Jet Fuel Demand Defies Decarbonization Pressures

The paradox of Europe’s record jet fuel imports lies in its collision with the continent’s ambitious decarbonization agenda, which explicitly aims to curb aircraft emissions and reduce air travel. However, the market signals a different reality. The decline in jet fuel prices from their 2022 peaks has made air travel more accessible and affordable for consumers, directly stimulating demand. This trend suggests that while long-term environmental goals remain, the immediate economic incentives for travel, coupled with a lack of viable, widespread alternatives to conventional jet fuel, are powerful market forces. For investors tracking the energy transition, this highlights the inherent inertia in sectors like aviation. Despite policy push, behavioral economics and current technological limitations mean that demand for traditional fossil-based aviation fuels will likely remain resilient for the foreseeable future, making it a critical segment for energy majors and refiners alike.
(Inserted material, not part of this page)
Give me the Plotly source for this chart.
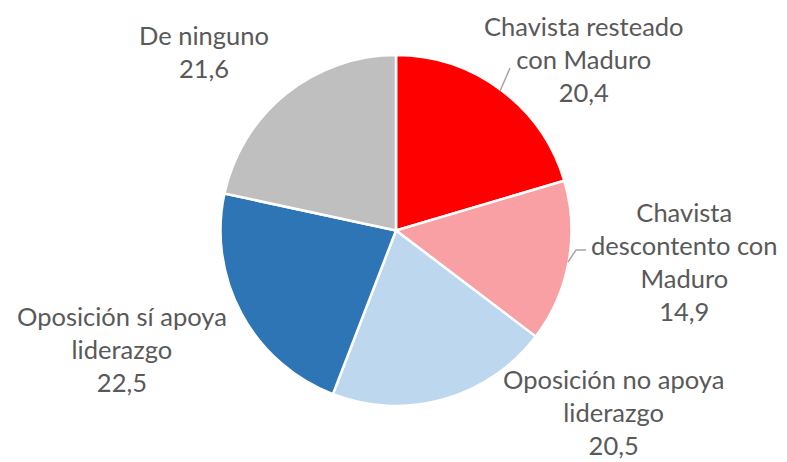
import plotly.graph_objects as go

labels = ["Chavista resteado<br>con Maduro", "Chavista<br>descontento con<br>Maduro",
          "Oposición no apoya<br>liderazgo", "Oposición sí apoya<br>liderazgo", "De ninguno"]
values = [20.4, 14.9, 20.5, 22.5, 21.6]
colors = ["#FF0000", "#F8A0A4", "#BDD7EE", "#2E75B6", "#BFBFBF"]

W, H = 787, 462
# label centres (pixels from top-left) -- layout only
label_pos = [(584, 59), (684, 261), (613, 412), (122, 349), (204, 52)]

fig = go.Figure(go.Pie(
    labels=labels, values=values, sort=False, direction="clockwise", rotation=0,
    marker=dict(colors=colors, line=dict(color="white", width=2.5)),
    textinfo="none",
    domain=dict(x=[220 / W, 572 / W], y=[1 - 406 / H, 1 - 55 / H]),
    showlegend=False, hoverinfo="label+value",
))

fmt = lambda v: f"{v:.1f}".replace(".", ",")
annotations = []
for lab, v, (px, py) in zip(labels, values, label_pos):
    annotations.append(dict(
        x=px / W, y=1 - py / H, xref="paper", yref="paper",
        text=f"{lab}<br>{fmt(v)}", showarrow=False,
        xanchor="center", yanchor="middle", align="center",
        font=dict(family="Lato", size=25.5, color="#595959"),
    ))

# leader lines
leaders = [[(500, 91), (510, 68)], [(568, 262), (576, 250), (586, 250)]]
shapes = []
for pts in leaders:
    path = "M " + " L ".join(f"{x / W},{1 - y / H}" for x, y in pts)
    shapes.append(dict(type="path", xref="paper", yref="paper", path=path,
                       line=dict(color="#A6A6A6", width=1.5)))

fig.update_layout(width=W, height=H, margin=dict(l=0, r=0, t=0, b=0),
                  paper_bgcolor="white", separators=",.",
                  annotations=annotations, shapes=shapes)
fig.write_html("out.html", config={"displayModeBar": False},
               post_script="document.body.style.margin='0';")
Navigating the Macro: Upcoming Events and Investor Outlook

The interplay of global supply, demand, and geopolitical factors will continue to shape the oil and gas investment landscape. Investors are keenly watching for signals from key market players and data releases. As our readers are frequently asking about OPEC+ production quotas, the upcoming Joint Ministerial Monitoring Committee (JMMC) meeting on April 18th, followed by the Full Ministerial OPEC+ Meeting on April 20th, will be critical events. Any adjustments to production targets by the cartel could significantly impact crude oil prices, directly influencing feedstock costs for refiners and, consequently, the pricing structure for refined products like jet fuel. A decision to maintain or increase output could further suppress crude prices, potentially boosting refining margins and making jet fuel even more affordable, thereby reinforcing the current demand trend. Conversely, supply cuts could tighten the market, pushing up crude costs and potentially squeezing refiner profitability, though higher jet fuel prices could also be passed on to consumers. Furthermore, the weekly API and EIA Crude Inventory reports on April 21st/22nd and April 28th/29th will offer fresh insights into U.S. demand patterns and inventory levels, providing a crucial barometer for global market health. Monitoring these events closely is essential for investors seeking to position themselves strategically within the volatile but opportunity-rich oil and gas sector.